● What is being asked
Everything from the first line of the data through the line with "linewidth=3.5, solid_capstyle='round', zorder=3)" is to be echoed exactly, minus the pictures.

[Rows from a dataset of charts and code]
______________________________
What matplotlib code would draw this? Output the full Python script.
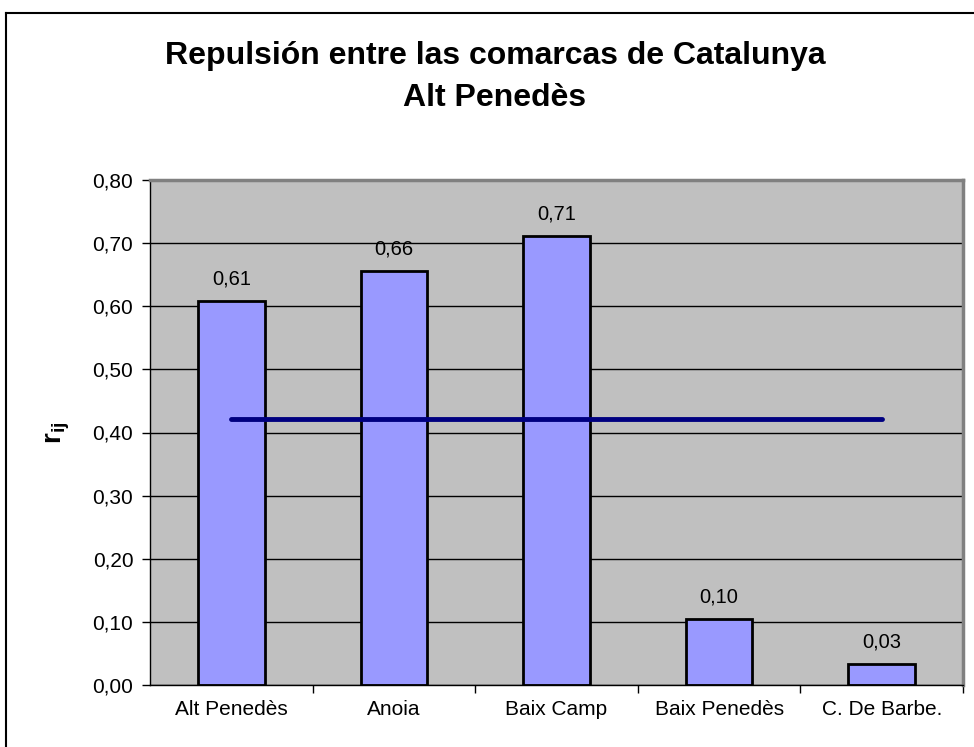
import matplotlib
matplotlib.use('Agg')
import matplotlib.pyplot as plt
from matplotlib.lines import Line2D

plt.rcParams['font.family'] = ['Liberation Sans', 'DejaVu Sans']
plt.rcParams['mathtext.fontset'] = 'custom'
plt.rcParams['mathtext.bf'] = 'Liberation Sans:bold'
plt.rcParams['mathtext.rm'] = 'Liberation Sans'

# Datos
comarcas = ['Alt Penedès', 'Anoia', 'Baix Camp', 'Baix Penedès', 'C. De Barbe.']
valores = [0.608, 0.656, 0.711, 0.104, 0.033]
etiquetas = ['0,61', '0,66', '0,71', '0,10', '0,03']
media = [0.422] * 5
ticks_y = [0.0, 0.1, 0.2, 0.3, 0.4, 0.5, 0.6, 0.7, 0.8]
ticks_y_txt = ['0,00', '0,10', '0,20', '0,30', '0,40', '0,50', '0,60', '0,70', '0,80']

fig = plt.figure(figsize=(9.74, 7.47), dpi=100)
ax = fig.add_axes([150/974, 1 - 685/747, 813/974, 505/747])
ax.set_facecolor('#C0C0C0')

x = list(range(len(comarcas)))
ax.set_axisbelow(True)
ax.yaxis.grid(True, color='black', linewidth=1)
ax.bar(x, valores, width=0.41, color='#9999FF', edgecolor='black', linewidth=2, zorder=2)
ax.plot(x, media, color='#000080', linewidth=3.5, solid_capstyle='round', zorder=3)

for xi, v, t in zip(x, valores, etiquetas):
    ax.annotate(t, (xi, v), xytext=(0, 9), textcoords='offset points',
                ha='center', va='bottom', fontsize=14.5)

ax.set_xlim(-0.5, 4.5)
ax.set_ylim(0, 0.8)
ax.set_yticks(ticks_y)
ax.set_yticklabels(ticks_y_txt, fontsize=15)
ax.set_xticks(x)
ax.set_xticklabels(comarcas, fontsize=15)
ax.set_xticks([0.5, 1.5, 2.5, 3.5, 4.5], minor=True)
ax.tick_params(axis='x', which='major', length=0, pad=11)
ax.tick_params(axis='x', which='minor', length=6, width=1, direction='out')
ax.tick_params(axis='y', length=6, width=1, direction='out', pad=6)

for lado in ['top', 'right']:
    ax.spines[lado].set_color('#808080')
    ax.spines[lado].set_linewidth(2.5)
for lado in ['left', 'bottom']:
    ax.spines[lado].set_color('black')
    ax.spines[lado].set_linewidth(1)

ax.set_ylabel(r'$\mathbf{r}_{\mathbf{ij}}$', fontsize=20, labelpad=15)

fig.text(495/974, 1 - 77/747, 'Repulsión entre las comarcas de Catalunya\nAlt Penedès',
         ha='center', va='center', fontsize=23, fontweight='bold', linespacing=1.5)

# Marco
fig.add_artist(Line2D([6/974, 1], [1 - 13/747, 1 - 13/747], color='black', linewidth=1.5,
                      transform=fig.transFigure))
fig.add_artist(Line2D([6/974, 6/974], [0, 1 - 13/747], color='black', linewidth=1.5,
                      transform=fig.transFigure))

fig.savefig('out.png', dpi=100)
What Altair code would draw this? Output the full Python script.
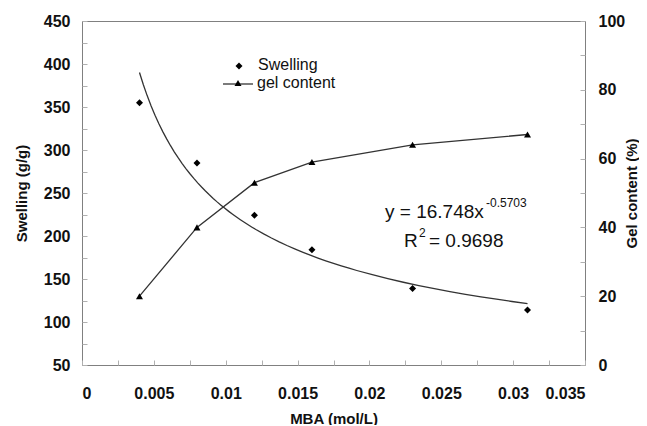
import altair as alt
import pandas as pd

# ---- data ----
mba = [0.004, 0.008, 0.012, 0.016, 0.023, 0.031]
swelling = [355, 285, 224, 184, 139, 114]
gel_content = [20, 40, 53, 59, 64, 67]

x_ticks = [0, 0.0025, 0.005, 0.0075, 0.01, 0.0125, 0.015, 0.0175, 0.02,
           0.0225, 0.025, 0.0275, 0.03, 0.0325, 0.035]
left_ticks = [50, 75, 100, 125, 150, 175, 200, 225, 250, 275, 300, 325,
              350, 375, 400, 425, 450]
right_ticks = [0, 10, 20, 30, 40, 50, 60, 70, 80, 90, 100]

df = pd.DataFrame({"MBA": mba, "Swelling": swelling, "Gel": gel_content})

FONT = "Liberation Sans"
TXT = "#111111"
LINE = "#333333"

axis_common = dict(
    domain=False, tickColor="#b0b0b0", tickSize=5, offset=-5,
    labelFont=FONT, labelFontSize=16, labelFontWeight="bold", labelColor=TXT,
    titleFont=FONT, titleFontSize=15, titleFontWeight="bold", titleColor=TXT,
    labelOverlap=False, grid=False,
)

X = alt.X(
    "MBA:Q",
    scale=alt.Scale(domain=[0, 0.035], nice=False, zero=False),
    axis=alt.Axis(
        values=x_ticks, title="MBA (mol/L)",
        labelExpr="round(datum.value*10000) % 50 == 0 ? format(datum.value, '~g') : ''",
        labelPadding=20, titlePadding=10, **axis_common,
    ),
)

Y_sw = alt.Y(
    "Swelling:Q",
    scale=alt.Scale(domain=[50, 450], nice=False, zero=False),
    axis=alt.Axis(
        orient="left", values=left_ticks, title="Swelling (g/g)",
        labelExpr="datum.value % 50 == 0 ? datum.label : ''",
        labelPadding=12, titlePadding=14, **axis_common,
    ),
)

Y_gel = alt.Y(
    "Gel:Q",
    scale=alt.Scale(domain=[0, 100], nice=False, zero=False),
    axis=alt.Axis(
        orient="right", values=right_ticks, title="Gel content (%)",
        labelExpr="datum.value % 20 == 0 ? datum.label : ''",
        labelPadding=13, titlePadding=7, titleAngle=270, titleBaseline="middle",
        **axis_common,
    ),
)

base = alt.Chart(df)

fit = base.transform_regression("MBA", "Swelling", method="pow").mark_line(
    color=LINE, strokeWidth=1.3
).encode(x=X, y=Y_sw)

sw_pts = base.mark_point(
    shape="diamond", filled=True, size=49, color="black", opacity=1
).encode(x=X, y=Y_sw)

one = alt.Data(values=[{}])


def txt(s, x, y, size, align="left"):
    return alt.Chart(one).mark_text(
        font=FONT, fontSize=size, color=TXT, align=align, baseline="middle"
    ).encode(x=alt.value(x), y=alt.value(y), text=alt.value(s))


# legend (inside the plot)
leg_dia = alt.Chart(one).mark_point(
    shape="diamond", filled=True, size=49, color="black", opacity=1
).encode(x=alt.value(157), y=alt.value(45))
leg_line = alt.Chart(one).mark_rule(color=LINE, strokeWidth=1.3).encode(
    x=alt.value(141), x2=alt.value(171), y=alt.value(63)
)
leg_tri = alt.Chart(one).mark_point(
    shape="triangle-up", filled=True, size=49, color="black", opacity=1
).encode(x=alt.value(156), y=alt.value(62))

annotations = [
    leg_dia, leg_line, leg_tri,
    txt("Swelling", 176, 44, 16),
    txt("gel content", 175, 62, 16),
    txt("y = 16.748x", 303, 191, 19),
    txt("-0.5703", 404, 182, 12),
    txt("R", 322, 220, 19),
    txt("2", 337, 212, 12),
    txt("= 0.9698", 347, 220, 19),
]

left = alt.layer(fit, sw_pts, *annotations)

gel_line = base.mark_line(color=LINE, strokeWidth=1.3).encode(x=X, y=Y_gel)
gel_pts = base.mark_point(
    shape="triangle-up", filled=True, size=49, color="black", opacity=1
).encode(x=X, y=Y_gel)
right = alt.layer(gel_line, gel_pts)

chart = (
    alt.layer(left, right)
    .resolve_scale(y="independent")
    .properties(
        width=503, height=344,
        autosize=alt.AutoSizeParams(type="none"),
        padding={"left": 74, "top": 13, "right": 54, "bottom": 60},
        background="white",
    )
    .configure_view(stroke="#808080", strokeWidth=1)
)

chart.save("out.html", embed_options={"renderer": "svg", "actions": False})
______________________________
● Task solution
What matplotlib code would draw this? Output the full Python script.
import matplotlib
matplotlib.use('Agg')
import matplotlib.pyplot as plt
from matplotlib.lines import Line2D

plt.rcParams['font.family'] = ['Liberation Sans', 'DejaVu Sans']
plt.rcParams['mathtext.fontset'] = 'custom'
plt.rcParams['mathtext.bf'] = 'Liberation Sans:bold'
plt.rcParams['mathtext.rm'] = 'Liberation Sans'

# Datos
comarcas = ['Alt Penedès', 'Anoia', 'Baix Camp', 'Baix Penedès', 'C. De Barbe.']
valores = [0.608, 0.656, 0.711, 0.104, 0.033]
etiquetas = ['0,61', '0,66', '0,71', '0,10', '0,03']
media = [0.422] * 5
ticks_y = [0.0, 0.1, 0.2, 0.3, 0.4, 0.5, 0.6, 0.7, 0.8]
ticks_y_txt = ['0,00', '0,10', '0,20', '0,30', '0,40', '0,50', '0,60', '0,70', '0,80']

fig = plt.figure(figsize=(9.74, 7.47), dpi=100)
ax = fig.add_axes([150/974, 1 - 685/747, 813/974, 505/747])
ax.set_facecolor('#C0C0C0')

x = list(range(len(comarcas)))
ax.set_axisbelow(True)
ax.yaxis.grid(True, color='black', linewidth=1)
ax.bar(x, valores, width=0.41, color='#9999FF', edgecolor='black', linewidth=2, zorder=2)
ax.plot(x, media, color='#000080', linewidth=3.5, solid_capstyle='round', zorder=3)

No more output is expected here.